Jesus was called rabbi when he began his public ministry at 30 years old. And we see him with a talmidim around him for 3 years. What we don’t know for sure is did he study under a rabbi prior to this, and did he claim to be a rabbi by his actions or were his teachings enough for people to jump to conclusions that he was a rabbi. With that being said, another huge insight into why Jesus’s talmidim was different was because Jesus qualified the called, he did not simply accept the qualified. This was an almost complete reversal of the rabbinical system. And it holds great importance for us today.
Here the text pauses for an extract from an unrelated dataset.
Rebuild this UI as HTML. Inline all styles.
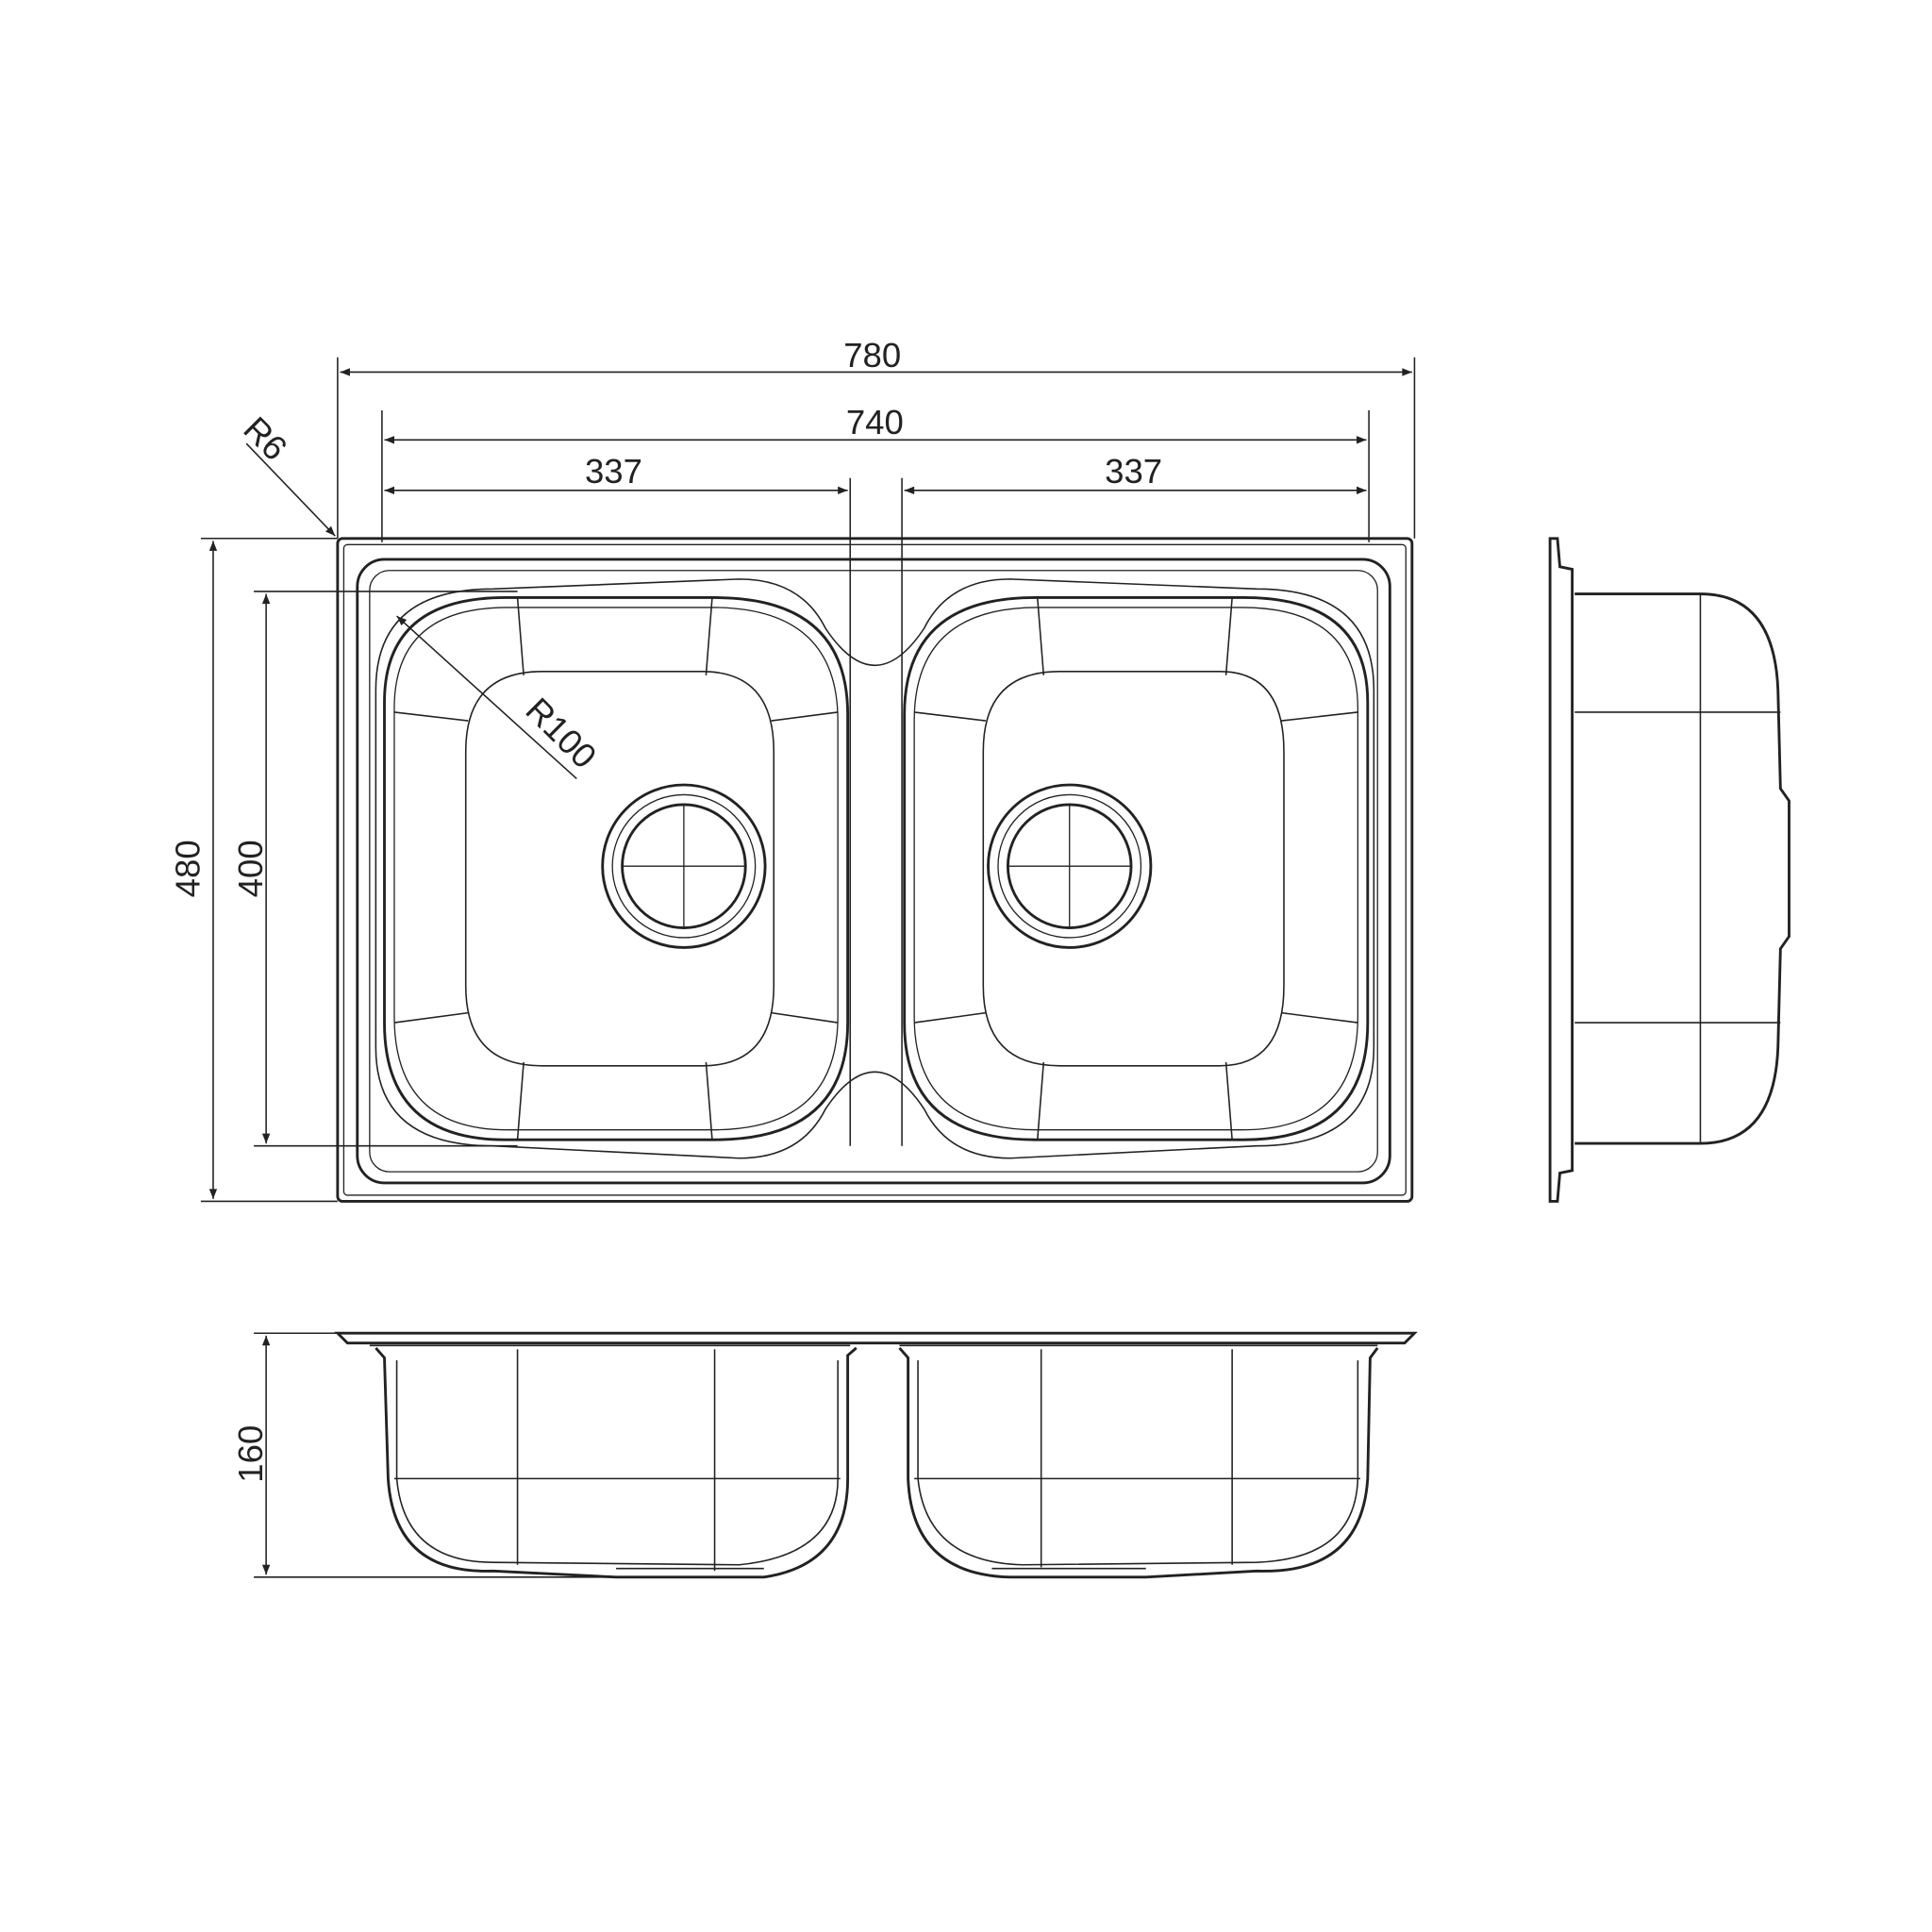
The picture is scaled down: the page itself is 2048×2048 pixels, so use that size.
<!DOCTYPE html>
<html><head><meta charset="utf-8"><style>
html,body{margin:0;padding:0;background:#fff}
svg{display:block}
text{font-family:"Liberation Sans",sans-serif;font-size:28px;fill:#222}
</style></head><body>
<svg width="2048" height="2048" viewBox="0 0 1568 1568" xmlns="http://www.w3.org/2000/svg">
<defs>
<marker id="a" viewBox="0 0 10 10" refX="10" refY="5" markerWidth="14" markerHeight="8" markerUnits="userSpaceOnUse" orient="auto-start-reverse"><path d="M0,1 L10,5 L0,9 z" fill="#222"/></marker>
</defs>
<g stroke="#222" fill="none" stroke-width="1.2">
<!-- dimension lines -->
<line x1="274" y1="290" x2="274" y2="437"/><line x1="1148" y1="290" x2="1148" y2="437"/>
<line x1="276" y1="302" x2="1146" y2="302" marker-start="url(#a)" marker-end="url(#a)"/>
<line x1="310" y1="333" x2="310" y2="440"/><line x1="1111" y1="333" x2="1111" y2="440"/>
<line x1="312" y1="357" x2="1109" y2="357" marker-start="url(#a)" marker-end="url(#a)"/>
<line x1="690" y1="388" x2="690" y2="930"/><line x1="732" y1="388" x2="732" y2="930"/>
<line x1="312" y1="398" x2="688" y2="398" marker-start="url(#a)" marker-end="url(#a)"/>
<line x1="734" y1="398" x2="1109" y2="398" marker-start="url(#a)" marker-end="url(#a)"/>
<line x1="163" y1="437" x2="274" y2="437"/><line x1="163" y1="975" x2="274" y2="975"/>
<line x1="173" y1="439" x2="173" y2="973" marker-start="url(#a)" marker-end="url(#a)"/>
<line x1="206" y1="480" x2="420" y2="480"/><line x1="206" y1="930" x2="420" y2="930"/>
<line x1="216" y1="482" x2="216" y2="928" marker-start="url(#a)" marker-end="url(#a)"/>
<line x1="200" y1="360" x2="272" y2="435" marker-end="url(#a)"/>
<line x1="322" y1="500" x2="468" y2="632" marker-start="url(#a)"/>
<line x1="206" y1="1082" x2="290" y2="1082"/><line x1="206" y1="1280" x2="500" y2="1280"/>
<line x1="216" y1="1084" x2="216" y2="1278" marker-start="url(#a)" marker-end="url(#a)"/>
</g>
<g stroke="#222" fill="none" stroke-width="2.2">
<!-- top view -->
<rect x="274" y="437" width="872" height="538" rx="4"/>
<rect x="279" y="442" width="862" height="528" rx="3" stroke-width="1"/>
<rect x="290" y="454" width="838" height="506" rx="22"/>
<rect x="300" y="463" width="818" height="488" rx="16" stroke-width="1"/>
<path d="M305,560 Q305,478 400,478 L600,470 Q650,470 670,510 Q690,540 710,540 Q730,540 750,510 Q770,470 820,470 L1020,478 Q1115,478 1115,560 L1115,850 Q1115,930 1020,930 L820,940 Q770,940 750,900 Q730,870 710,870 Q690,870 670,900 Q650,940 600,940 L400,930 Q305,930 305,850 Z" stroke-width="1.2"/>
<path d="M312,570 Q312,485 410,485 L580,485 Q688,485 688,580 L688,830 Q688,925 580,925 L410,925 Q312,925 312,830 Z"/>
<path d="M320,575 Q320,493 412,493 L578,493 Q680,493 680,585 L680,825 Q680,917 578,917 L412,917 Q320,917 320,825 Z" stroke-width="1"/>
<path d="M734,580 Q734,485 840,485 L1010,485 Q1110,485 1110,570 L1110,830 Q1110,925 1010,925 L840,925 Q734,925 734,830 Z"/>
<path d="M742,585 Q742,493 842,493 L1008,493 Q1102,493 1102,575 L1102,825 Q1102,917 1008,917 L842,917 Q742,917 742,825 Z" stroke-width="1"/>
<g stroke-width="1.2">
<path d="M378,610 Q378,545 440,545 L570,545 Q628,545 628,610 L628,800 Q628,865 570,865 L440,865 Q378,865 378,800 Z"/>
<path d="M798,610 Q798,545 860,545 L990,545 Q1042,545 1042,610 L1042,800 Q1042,865 990,865 L860,865 Q798,865 798,800 Z"/>
<path d="M420,485 L425,548 M578,485 L573,548 M320,578 L380,585 M680,578 L626,585 M320,830 L380,822 M680,830 L626,822 M420,925 L425,862 M578,925 L573,862"/>
<path d="M842,485 L847,548 M1000,485 L995,548 M742,578 L800,585 M1102,578 L1040,585 M742,830 L800,822 M1102,830 L1040,822 M842,925 L847,862 M1000,925 L995,862"/>
</g>
<circle cx="555" cy="703" r="66"/><circle cx="555" cy="703" r="58" stroke-width="1"/><circle cx="555" cy="703" r="50"/>
<circle cx="868" cy="703" r="66"/><circle cx="868" cy="703" r="58" stroke-width="1"/><circle cx="868" cy="703" r="50"/>
<path d="M505,703 H605 M555,653 V753 M818,703 H918 M868,653 V753" stroke-width="1"/>
<!-- side view -->
<path d="M1258,437 L1264,437 L1266,460 L1276,462 L1276,950 L1266,952 L1264,975 L1258,975 Z"/>
<path d="M1278,482 L1380,482 Q1440,482 1443,560 L1445,640 L1452,650 L1452,760 L1445,770 L1443,850 Q1440,928 1380,928 L1278,928"/>
<path d="M1380,482 V928 M1278,578 L1445,578 M1278,830 L1445,830" stroke-width="1.2"/>
<!-- front view -->
<path d="M274,1082 L1148,1082 L1140,1090 L282,1090 Z"/>
<path d="M300,1092 L690,1092 M730,1092 L1118,1092" stroke-width="1.2"/>
<path d="M305,1094 L312,1102 L315,1200 Q320,1278 400,1275 L500,1280 L620,1280 Q688,1270 688,1200 L688,1100 L695,1094"/>
<path d="M322,1104 L322,1200 Q328,1268 400,1268 L600,1270 Q680,1262 680,1200 L680,1104" stroke-width="1.2"/>
<path d="M730,1094 L737,1102 L737,1200 Q740,1278 820,1280 L930,1280 L1020,1275 Q1105,1278 1110,1200 L1112,1102 L1118,1094"/>
<path d="M745,1104 L745,1200 Q752,1268 830,1270 L1020,1268 Q1100,1265 1102,1200 L1102,1104" stroke-width="1.2"/>
<path d="M420,1095 V1270 M580,1095 V1275 M845,1095 V1272 M1000,1095 V1270 M320,1200 H682 M742,1200 H1104" stroke-width="1.2"/>
<path d="M500,1273 L620,1273 M805,1273 L930,1273" stroke-width="1.2"/>
</g>
<text x="708" y="298" text-anchor="middle">780</text>
<text x="710" y="352" text-anchor="middle">740</text>
<text x="498" y="392" text-anchor="middle">337</text>
<text x="920" y="392" text-anchor="middle">337</text>
<text transform="translate(162,705) rotate(-90)" text-anchor="middle">480</text>
<text transform="translate(213,705) rotate(-90)" text-anchor="middle">400</text>
<text transform="translate(213,1180) rotate(-90)" text-anchor="middle">160</text>
<text transform="translate(196,350) rotate(45)">R6</text>
<text transform="translate(425,578) rotate(45)">R100</text>
</svg>
</body></html>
Jesus came to show us the way. His example tells us that even those who didn’t make it in their culture’s tradition to the spiritual height of talmid or rabbi, through Him they would be made worthy to be called. This means that all who identify with Jesus’s death on the cross, and his subsequent rise from the grave and then his ascension into the right hand of the Father means we too have a hope. We may not be the smartest, the most biblical scholars, the strongest, the fastest or the most physically fit. But man looks on the outward appearance, God looks at the heart. And he is seeking those who would worship him in spirit and in truth, and take up their cross and follow Him daily. And to go out and call others into the talmidim so that they too can become like Christ.